Photo : Poble Espanyol
L’autre différence majeure tient à la mobilité dans la ville. À superficie égale, là où les Parisiens enchaînent facilement plusieurs lieux dans une même soirée – métro, Uber, Vélib’ à toute heure – les jeunes Français à Barcelone découvrent une autre inertie. “Ici, si un lieu est à plus de 15 minutes à pied, les gens n’y vont pas”, note Théotime. Une paresse géographique renforcée par un réseau de transports en commun qui, passé minuit, se réduit fortement. Le métro ne fonctionne en effet toute la nuit que le samedi ; le reste de la semaine, il s’arrête entre 23h et minuit, selon les lignes, ou à 2h le vendredi. De quoi figer les soirées dans des périmètres réduits et limiter l’exploration nocturne.

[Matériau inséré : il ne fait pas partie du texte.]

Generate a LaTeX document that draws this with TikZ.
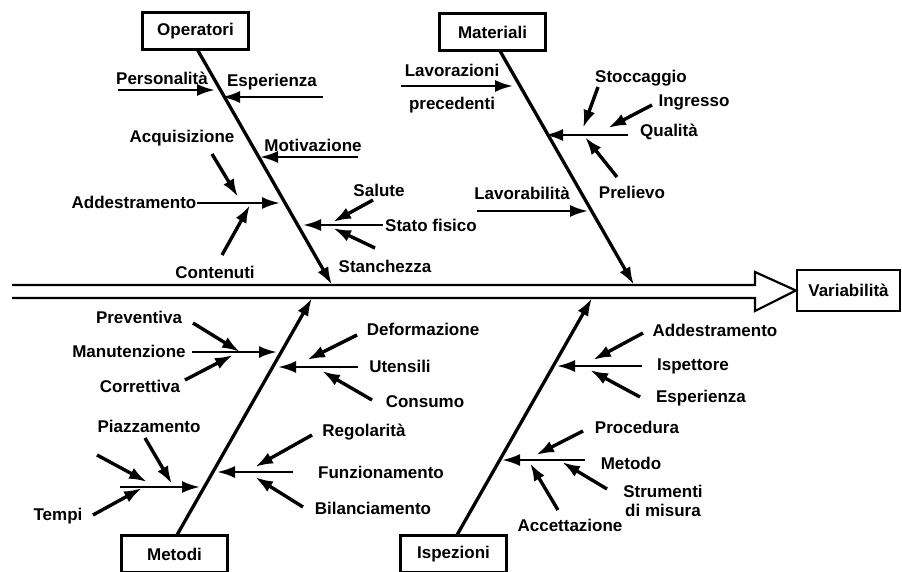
\documentclass[tikz,border=0pt]{standalone}
\usepackage{fontspec}
\setmainfont{Liberation Sans}
\usetikzlibrary{arrows.meta}
\tikzstyle{cause}=[draw, line width=2.2pt, minimum width=106pt, minimum height=37pt,
    inner sep=0pt, font=\fontsize{17}{19}\selectfont\bfseries]
\tikzstyle{bone}=[draw, line width=3.3pt, -{Latex[length=18pt,width=12pt]}]
\tikzstyle{weight}=[font=\fontsize{17}{19}\selectfont\bfseries, inner sep=0pt, align=center]

\begin{document}
\begin{tikzpicture}[x=1pt, y=-1pt]
    \tikzstyle{twig}=[draw, line width=3.4pt, -{Latex[length=18pt,width=12pt]}]
    \tikzstyle{branch}=[draw, line width=2.6pt, -{Latex[length=18pt,width=12pt]}]
  \useasboundingbox (0,0) rectangle (902,572);

  % effect and the four causes
  \node[cause, minimum width=103pt, minimum height=41pt] (effect) at (848.5,290.5) {Variabilità};
  \foreach \name/\x/\y/\txt in {oper/195.5/31/Operatori, mat/492.5/32/Materiali,
                                met/174.5/554/Metodi, isp/453.5/554/Ispezioni}
        \node[cause] (\name) at (\x,\y) {\txt};

  % spine
  \draw[line width=2.2pt, line join=miter] (12,285) -- (755,285) -- (755,272) -- (effect.west)
        -- (755,311) -- (755,298) -- (12,298);

  % main bones
  \foreach \name/\x/\y in {operT/197/49, operB/332/285, matT/500/51, matB/634/285,
                           metT/177/535, metB/312/298, ispT/457/535, ispB/592/298}
        \coordinate (\name) at (\x,\y);
  \foreach \a/\b in {operT/operB, matT/matB, metT/metB, ispT/ispB}
        \path[bone] (\a) -- (\b);

  % labels
  \foreach \name/\x/\y/\txt in {pers/162/78/Personalità, esp/272/82/Esperienza,
                                acq/182/138/Acquisizione, motiv/313/145/Motivazione,
                                addO/134/202/Addestramento, cont/215/272/Contenuti,
                                sal/379/190/Salute, stato/431/225/Stato fisico,
                                stan/385/266/Stanchezza,
                                stocc/641/78/Stoccaggio, ingr/694/102/Ingresso,
                                qual/669/132/Qualità, prel/632/192/Prelievo,
                                lavor/522/193/Lavorabilità,
                                prev/139/317/Preventiva, manut/129/351/Manutenzione,
                                corr/140/386/Correttiva, defo/423/329/Deformazione,
                                uten/400/366/Utensili, cons/425/402/Consumo,
                                piaz/149/426/Piazzamento, tempi/58/516/Tempi,
                                rego/364/432/Regolarità, funz/381/472/Funzionamento,
                                bila/373/508/Bilanciamento,
                                addI/715/330/Addestramento, ispet/693/366/Ispettore,
                                espI/701/398/Esperienza, proc/637/427/Procedura,
                                metodo/631/463/Metodo, strum/663/501/{Strumenti\\di misura},
                                acce/570/525/Accettazione}
        \node[weight] (\name) at (\x,\y) {\txt};
  \node[weight] (lavprec) at (452,88.5) {Lavorazioni\\[14pt]precedenti};

  % branch ends
  \foreach \name/\x/\y in {b1s/118/90, b1e/215/90, b2s/323/97, b2e/222/97,
                           b3s/358/157, b3e/260/157, b4s/197/203, b4e/280/203,
                           b5s/383/225, b5e/303/225,
                           b6s/401/86, b6e/513/86, b7s/628/135, b7e/545/135,
                           b8s/477/211, b8e/588/211,
                           b9s/192/352, b9e/277/352, b10s/358/367, b10e/278/367,
                           b11s/293/472, b11e/217/472, b12s/120/487, b12e/200/487,
                           b13s/642/366, b13e/557/366, b14s/585/460, b14e/502/460}
        \coordinate (\name) at (\x,\y);
  \foreach \a/\b in {b1s/b1e, b2s/b2e, b3s/b3e, b4s/b4e, b5s/b5e, b6s/b6e, b7s/b7e,
                     b8s/b8e, b9s/b9e, b10s/b10e, b11s/b11e, b12s/b12e, b13s/b13e,
                     b14s/b14e}
        \path[branch] (\a) -- (\b);

  % twig ends
  \foreach \name/\x/\y in {t1s/212/154, t1e/238/197, t2s/222/255, t2e/250/205,
                           t3s/373/200, t3e/333/222, t4s/375/248, t4e/333/228,
                           t5s/598/87, t5e/583/128, t6s/652/105, t6e/608/128,
                           t7s/617/177, t7e/585/137,
                           t8s/193/323, t8e/240/352, t9s/185/380, t9e/233/355,
                           t10s/357/335, t10e/307/360, t11s/372/400, t11e/322/371,
                           t12s/312/435, t12e/255/467, t13s/303/507, t13e/255/477,
                           t14s/97/455, t14e/147/482, t15s/145/438, t15e/172/484,
                           t16s/93/515, t16e/142/488,
                           t17s/643/333, t17e/593/360, t18s/640/397, t18e/590/370,
                           t19s/583/431, t19e/536/455, t20s/607/489, t20e/562/462,
                           t21s/558/510, t21e/530/463}
        \coordinate (\name) at (\x,\y);
  \foreach \a/\b in {t1s/t1e, t2s/t2e, t3s/t3e, t4s/t4e, t5s/t5e, t6s/t6e, t7s/t7e,
                     t8s/t8e, t9s/t9e, t10s/t10e, t11s/t11e, t12s/t12e, t13s/t13e,
                     t14s/t14e, t15s/t15e, t16s/t16e, t17s/t17e, t18s/t18e,
                     t19s/t19e, t20s/t20e, t21s/t21e}
        \path[twig] (\a) -- (\b);

\end{tikzpicture}
\end{document}
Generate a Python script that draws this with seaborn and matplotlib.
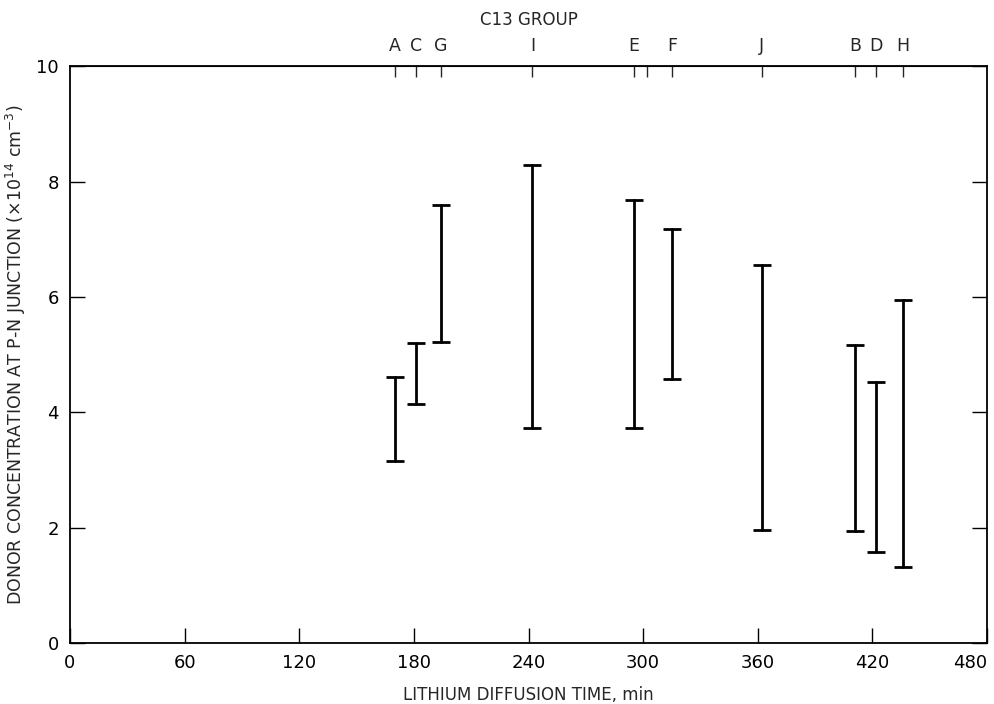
import pandas as pd
import matplotlib
matplotlib.use("Agg")
import matplotlib.pyplot as plt
import seaborn as sns

# samples of the C13 group: diffusion time (min) and donor concentration range (x1e14 cm^-3)
samples = ["A", "C", "G", "I", "E", "F", "J", "B", "D", "H"]
times = [170, 181, 194, 242, 295, 315, 362, 411, 422, 436]
conc_low = [3.16, 4.14, 5.21, 3.72, 3.72, 4.58, 1.96, 1.95, 1.58, 1.32]
conc_high = [4.61, 5.20, 7.59, 8.28, 7.68, 7.18, 6.55, 5.17, 4.52, 5.95]

x_ticks = [0, 60, 120, 180, 240, 300, 360, 420, 480]
y_ticks = [0, 2, 4, 6, 8, 10]

sns.set_style("ticks")
plt.rcParams["font.family"] = ["Liberation Sans Narrow", "DejaVu Sans"]

df = pd.DataFrame({
    "sample": samples * 2,
    "time": times * 2,
    "conc": conc_low + conc_high,
})

fig = plt.figure(figsize=(9.94, 7.04), dpi=100)
ax = fig.add_axes([0.0704, 0.0866, 0.9226, 0.8194])

# vertical range bars, one line per sample
sns.lineplot(data=df, x="time", y="conc", units="sample", estimator=None,
             sort=False, color="black", lw=2.0, ax=ax, legend=False)
# caps at both ends
sns.scatterplot(data=df, x="time", y="conc", marker="_", s=170,
                color="black", linewidth=2.0, ax=ax, legend=False)

ax.set_xlim(0, 480)
ax.set_ylim(0, 10)
ax.set_xticks(x_ticks)
ax.set_yticks(y_ticks)
ax.tick_params(axis="both", direction="in", length=11, width=1.0,
               labelsize=13, pad=8, right=True, colors="black")
# last label sits flush with the right frame, like the original
ax.get_xticklabels()[-1].set_horizontalalignment("right")
ax.set_xlabel("LITHIUM DIFFUSION TIME, min", fontsize=12, labelpad=10)
ax.set_ylabel(r"DONOR CONCENTRATION AT P-N JUNCTION ($\times$10$^{14}$ cm$^{-3}$)",
              fontsize=12.5, labelpad=6)

for side in ["top", "bottom", "left", "right"]:
    ax.spines[side].set_linewidth(1.3)
    ax.spines[side].set_color("black")

# sample letters on top axis (plus one unlabeled tick near 302 min)
top = ax.secondary_xaxis("top")
top.set_xticks(times + [302], labels=samples + [""])
top.tick_params(direction="in", length=8, width=1.0, labelsize=12.5, pad=8)
top.set_xlabel("C13 GROUP", fontsize=12, labelpad=9)

fig.savefig("out.png", dpi=100)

À cela s’ajoute une réglementation plus stricte qu’il n’y paraît. Si la réputation de Barcelone comme ville festive tient encore debout, la mairie, elle, tente depuis plusieurs années de freiner les débordements nocturnes, surtout dans les quartiers historiques. Les bars doivent fermer à 2h en semaine et à 3h le week-end, selon l’arrêté municipal en vigueur. Les licences pour les clubs sont plus difficiles à obtenir, et la police municipale multiplie les contrôles pour limiter le bruit et les regroupements sur la voie publique. Un cadre plus strict qui contraste avec la réputation “libérée” de la ville, et que les jeunes Français découvrent souvent sur le tas.